**Your instructions**:
Transcribe the material verbatim in full; the pictures do not belong in the copy.
---
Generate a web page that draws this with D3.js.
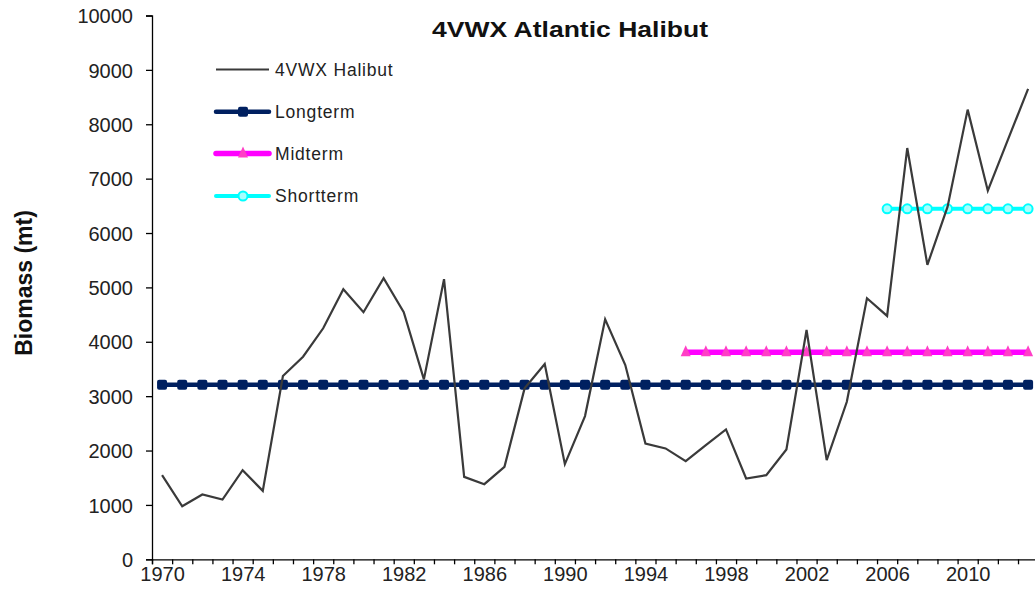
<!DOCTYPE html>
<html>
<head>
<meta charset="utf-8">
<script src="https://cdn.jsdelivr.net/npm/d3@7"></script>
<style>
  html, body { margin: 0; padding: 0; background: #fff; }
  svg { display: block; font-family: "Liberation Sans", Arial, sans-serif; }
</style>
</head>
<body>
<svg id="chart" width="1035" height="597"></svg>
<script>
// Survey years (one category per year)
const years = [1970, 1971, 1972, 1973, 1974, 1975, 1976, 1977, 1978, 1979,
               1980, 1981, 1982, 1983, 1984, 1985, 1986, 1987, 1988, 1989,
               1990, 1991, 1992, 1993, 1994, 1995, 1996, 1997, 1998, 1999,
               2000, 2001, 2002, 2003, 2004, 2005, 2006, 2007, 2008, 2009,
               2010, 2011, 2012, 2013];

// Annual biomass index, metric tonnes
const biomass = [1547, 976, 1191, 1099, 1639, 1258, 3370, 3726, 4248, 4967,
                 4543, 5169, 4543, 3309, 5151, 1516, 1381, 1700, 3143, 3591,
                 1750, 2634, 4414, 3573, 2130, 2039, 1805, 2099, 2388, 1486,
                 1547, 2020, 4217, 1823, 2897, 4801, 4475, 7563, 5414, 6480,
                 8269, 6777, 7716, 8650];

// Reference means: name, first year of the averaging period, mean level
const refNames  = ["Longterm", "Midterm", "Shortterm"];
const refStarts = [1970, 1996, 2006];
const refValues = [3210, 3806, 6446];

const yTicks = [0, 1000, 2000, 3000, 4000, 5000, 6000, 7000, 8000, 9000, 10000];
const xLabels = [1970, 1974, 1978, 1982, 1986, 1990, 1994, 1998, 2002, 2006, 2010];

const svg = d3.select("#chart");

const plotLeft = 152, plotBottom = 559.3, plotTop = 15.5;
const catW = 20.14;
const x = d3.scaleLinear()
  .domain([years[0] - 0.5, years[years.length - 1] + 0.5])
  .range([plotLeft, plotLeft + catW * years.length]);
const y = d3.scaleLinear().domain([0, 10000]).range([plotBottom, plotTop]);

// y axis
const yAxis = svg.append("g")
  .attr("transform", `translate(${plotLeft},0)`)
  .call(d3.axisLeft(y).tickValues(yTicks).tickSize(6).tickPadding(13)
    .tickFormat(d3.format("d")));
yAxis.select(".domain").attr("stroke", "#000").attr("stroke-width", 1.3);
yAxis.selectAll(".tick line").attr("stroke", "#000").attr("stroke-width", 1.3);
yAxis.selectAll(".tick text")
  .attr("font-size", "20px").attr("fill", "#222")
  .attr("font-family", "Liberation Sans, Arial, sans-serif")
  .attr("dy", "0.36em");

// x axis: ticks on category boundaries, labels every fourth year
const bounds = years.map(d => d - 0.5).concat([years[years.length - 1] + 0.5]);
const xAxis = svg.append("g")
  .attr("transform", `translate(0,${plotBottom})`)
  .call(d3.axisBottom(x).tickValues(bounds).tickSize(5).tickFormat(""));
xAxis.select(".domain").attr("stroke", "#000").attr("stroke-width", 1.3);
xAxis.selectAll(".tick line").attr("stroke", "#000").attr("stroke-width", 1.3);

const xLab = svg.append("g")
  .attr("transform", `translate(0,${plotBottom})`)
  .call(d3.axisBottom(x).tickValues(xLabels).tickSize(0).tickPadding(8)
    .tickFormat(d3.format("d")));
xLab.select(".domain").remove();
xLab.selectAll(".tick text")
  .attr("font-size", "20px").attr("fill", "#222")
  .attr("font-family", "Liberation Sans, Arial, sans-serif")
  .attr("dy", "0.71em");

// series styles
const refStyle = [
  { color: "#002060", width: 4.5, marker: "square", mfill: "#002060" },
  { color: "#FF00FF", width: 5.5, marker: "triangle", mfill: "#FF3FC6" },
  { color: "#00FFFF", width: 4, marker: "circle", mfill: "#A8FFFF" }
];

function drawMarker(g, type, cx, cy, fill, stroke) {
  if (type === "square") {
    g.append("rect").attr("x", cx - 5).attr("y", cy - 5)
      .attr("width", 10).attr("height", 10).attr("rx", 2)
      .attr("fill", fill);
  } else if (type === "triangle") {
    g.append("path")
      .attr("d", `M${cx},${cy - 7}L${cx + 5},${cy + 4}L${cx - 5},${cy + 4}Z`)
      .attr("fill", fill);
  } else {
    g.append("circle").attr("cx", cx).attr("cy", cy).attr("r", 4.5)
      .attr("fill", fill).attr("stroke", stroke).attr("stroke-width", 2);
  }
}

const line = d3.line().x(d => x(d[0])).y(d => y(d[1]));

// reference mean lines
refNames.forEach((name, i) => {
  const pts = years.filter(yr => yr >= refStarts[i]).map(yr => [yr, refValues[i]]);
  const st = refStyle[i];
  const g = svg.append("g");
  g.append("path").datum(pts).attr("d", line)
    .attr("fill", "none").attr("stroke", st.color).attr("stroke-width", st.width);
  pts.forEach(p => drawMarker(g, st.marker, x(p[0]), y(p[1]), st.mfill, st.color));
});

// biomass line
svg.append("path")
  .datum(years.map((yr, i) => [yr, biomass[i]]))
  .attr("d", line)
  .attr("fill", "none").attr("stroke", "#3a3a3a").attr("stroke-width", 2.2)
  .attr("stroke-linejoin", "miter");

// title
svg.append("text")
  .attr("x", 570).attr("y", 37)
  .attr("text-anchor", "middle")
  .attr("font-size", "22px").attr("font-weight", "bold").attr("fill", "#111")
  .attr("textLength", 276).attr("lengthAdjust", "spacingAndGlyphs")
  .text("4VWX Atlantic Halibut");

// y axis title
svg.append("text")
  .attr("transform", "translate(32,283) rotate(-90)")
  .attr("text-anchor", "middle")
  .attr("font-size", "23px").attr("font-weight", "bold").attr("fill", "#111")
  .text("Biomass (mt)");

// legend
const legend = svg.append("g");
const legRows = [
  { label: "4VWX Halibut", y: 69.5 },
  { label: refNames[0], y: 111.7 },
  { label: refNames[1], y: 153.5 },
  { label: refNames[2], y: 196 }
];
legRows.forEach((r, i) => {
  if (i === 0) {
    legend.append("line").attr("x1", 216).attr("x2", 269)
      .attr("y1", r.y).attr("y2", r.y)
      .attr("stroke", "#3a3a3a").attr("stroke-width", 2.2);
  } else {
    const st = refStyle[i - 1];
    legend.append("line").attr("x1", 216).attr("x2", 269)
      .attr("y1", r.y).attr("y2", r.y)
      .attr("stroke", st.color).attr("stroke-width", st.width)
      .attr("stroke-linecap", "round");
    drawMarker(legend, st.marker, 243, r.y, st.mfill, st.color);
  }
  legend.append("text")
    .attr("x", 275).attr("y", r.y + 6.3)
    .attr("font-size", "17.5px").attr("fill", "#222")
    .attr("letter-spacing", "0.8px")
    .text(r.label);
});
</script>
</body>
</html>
---
**Answer to the exercise**:
Generate a web page that draws this with D3.js.
<!DOCTYPE html>
<html>
<head>
<meta charset="utf-8">
<script src="https://cdn.jsdelivr.net/npm/d3@7"></script>
<style>
  html, body { margin: 0; padding: 0; background: #fff; }
  svg { display: block; font-family: "Liberation Sans", Arial, sans-serif; }
</style>
</head>
<body>
<svg id="chart" width="1035" height="597"></svg>
<script>
// Survey years (one category per year)
const years = [1970, 1971, 1972, 1973, 1974, 1975, 1976, 1977, 1978, 1979,
               1980, 1981, 1982, 1983, 1984, 1985, 1986, 1987, 1988, 1989,
               1990, 1991, 1992, 1993, 1994, 1995, 1996, 1997, 1998, 1999,
               2000, 2001, 2002, 2003, 2004, 2005, 2006, 2007, 2008, 2009,
               2010, 2011, 2012, 2013];

// Annual biomass index, metric tonnes
const biomass = [1547, 976, 1191, 1099, 1639, 1258, 3370, 3726, 4248, 4967,
                 4543, 5169, 4543, 3309, 5151, 1516, 1381, 1700, 3143, 3591,
                 1750, 2634, 4414, 3573, 2130, 2039, 1805, 2099, 2388, 1486,
                 1547, 2020, 4217, 1823, 2897, 4801, 4475, 7563, 5414, 6480,
                 8269, 6777, 7716, 8650];

// Reference means: name, first year of the averaging period, mean level
const refNames  = ["Longterm", "Midterm", "Shortterm"];
const refStarts = [1970, 1996, 2006];
const refValues = [3210, 3806, 6446];

const yTicks = [0, 1000, 2000, 3000, 4000, 5000, 6000, 7000, 8000, 9000, 10000];
const xLabels = [1970, 1974, 1978, 1982, 1986, 1990, 1994, 1998, 2002, 2006, 2010];

const svg = d3.select("#chart");

const plotLeft = 152, plotBottom = 559.3, plotTop = 15.5;
const catW = 20.14;
const x = d3.scaleLinear()
  .domain([years[0] - 0.5, years[years.length - 1] + 0.5])
  .range([plotLeft, plotLeft + catW * years.length]);
const y = d3.scaleLinear().domain([0, 10000]).range([plotBottom, plotTop]);

// y axis
const yAxis = svg.append("g")
  .attr("transform", `translate(${plotLeft},0)`)
  .call(d3.axisLeft(y).tickValues(yTicks).tickSize(6).tickPadding(13)
    .tickFormat(d3.format("d")));
yAxis.select(".domain").attr("stroke", "#000").attr("stroke-width", 1.3);
yAxis.selectAll(".tick line").attr("stroke", "#000").attr("stroke-width", 1.3);
yAxis.selectAll(".tick text")
  .attr("font-size", "20px").attr("fill", "#222")
  .attr("font-family", "Liberation Sans, Arial, sans-serif")
  .attr("dy", "0.36em");

// x axis: ticks on category boundaries, labels every fourth year
const bounds = years.map(d => d - 0.5).concat([years[years.length - 1] + 0.5]);
const xAxis = svg.append("g")
  .attr("transform", `translate(0,${plotBottom})`)
  .call(d3.axisBottom(x).tickValues(bounds).tickSize(5).tickFormat(""));
xAxis.select(".domain").attr("stroke", "#000").attr("stroke-width", 1.3);
xAxis.selectAll(".tick line").attr("stroke", "#000").attr("stroke-width", 1.3);

const xLab = svg.append("g")
  .attr("transform", `translate(0,${plotBottom})`)
  .call(d3.axisBottom(x).tickValues(xLabels).tickSize(0).tickPadding(8)
    .tickFormat(d3.format("d")));
xLab.select(".domain").remove();
xLab.selectAll(".tick text")
  .attr("font-size", "20px").attr("fill", "#222")
  .attr("font-family", "Liberation Sans, Arial, sans-serif")
  .attr("dy", "0.71em");

// series styles
const refStyle = [
  { color: "#002060", width: 4.5, marker: "square", mfill: "#002060" },
  { color: "#FF00FF", width: 5.5, marker: "triangle", mfill: "#FF3FC6" },
  { color: "#00FFFF", width: 4, marker: "circle", mfill: "#A8FFFF" }
];

function drawMarker(g, type, cx, cy, fill, stroke) {
  if (type === "square") {
    g.append("rect").attr("x", cx - 5).attr("y", cy - 5)
      .attr("width", 10).attr("height", 10).attr("rx", 2)
      .attr("fill", fill);
  } else if (type === "triangle") {
    g.append("path")
      .attr("d", `M${cx},${cy - 7}L${cx + 5},${cy + 4}L${cx - 5},${cy + 4}Z`)
      .attr("fill", fill);
  } else {
    g.append("circle").attr("cx", cx).attr("cy", cy).attr("r", 4.5)
      .attr("fill", fill).attr("stroke", stroke).attr("stroke-width", 2);
  }
}

const line = d3.line().x(d => x(d[0])).y(d => y(d[1]));

// reference mean lines
refNames.forEach((name, i) => {
  const pts = years.filter(yr => yr >= refStarts[i]).map(yr => [yr, refValues[i]]);
  const st = refStyle[i];
  const g = svg.append("g");
  g.append("path").datum(pts).attr("d", line)
    .attr("fill", "none").attr("stroke", st.color).attr("stroke-width", st.width);
  pts.forEach(p => drawMarker(g, st.marker, x(p[0]), y(p[1]), st.mfill, st.color));
});

// biomass line
svg.append("path")
  .datum(years.map((yr, i) => [yr, biomass[i]]))
  .attr("d", line)
  .attr("fill", "none").attr("stroke", "#3a3a3a").attr("stroke-width", 2.2)
  .attr("stroke-linejoin", "miter");

// title
svg.append("text")
  .attr("x", 570).attr("y", 37)
  .attr("text-anchor", "middle")
  .attr("font-size", "22px").attr("font-weight", "bold").attr("fill", "#111")
  .attr("textLength", 276).attr("lengthAdjust", "spacingAndGlyphs")
  .text("4VWX Atlantic Halibut");

// y axis title
svg.append("text")
  .attr("transform", "translate(32,283) rotate(-90)")
  .attr("text-anchor", "middle")
  .attr("font-size", "23px").attr("font-weight", "bold").attr("fill", "#111")
  .text("Biomass (mt)");

// legend
const legend = svg.append("g");
const legRows = [
  { label: "4VWX Halibut", y: 69.5 },
  { label: refNames[0], y: 111.7 },
  { label: refNames[1], y: 153.5 },
  { label: refNames[2], y: 196 }
];
legRows.forEach((r, i) => {
  if (i === 0) {
    legend.append("line").attr("x1", 216).attr("x2", 269)
      .attr("y1", r.y).attr("y2", r.y)
      .attr("stroke", "#3a3a3a").attr("stroke-width", 2.2);
  } else {
    const st = refStyle[i - 1];
    legend.append("line").attr("x1", 216).attr("x2", 269)
      .attr("y1", r.y).attr("y2", r.y)
      .attr("stroke", st.color).attr("stroke-width", st.width)
      .attr("stroke-linecap", "round");
    drawMarker(legend, st.marker, 243, r.y, st.mfill, st.color);
  }
  legend.append("text")
    .attr("x", 275).attr("y", r.y + 6.3)
    .attr("font-size", "17.5px").attr("fill", "#222")
    .attr("letter-spacing", "0.8px")
    .text(r.label);
});
</script>
</body>
</html>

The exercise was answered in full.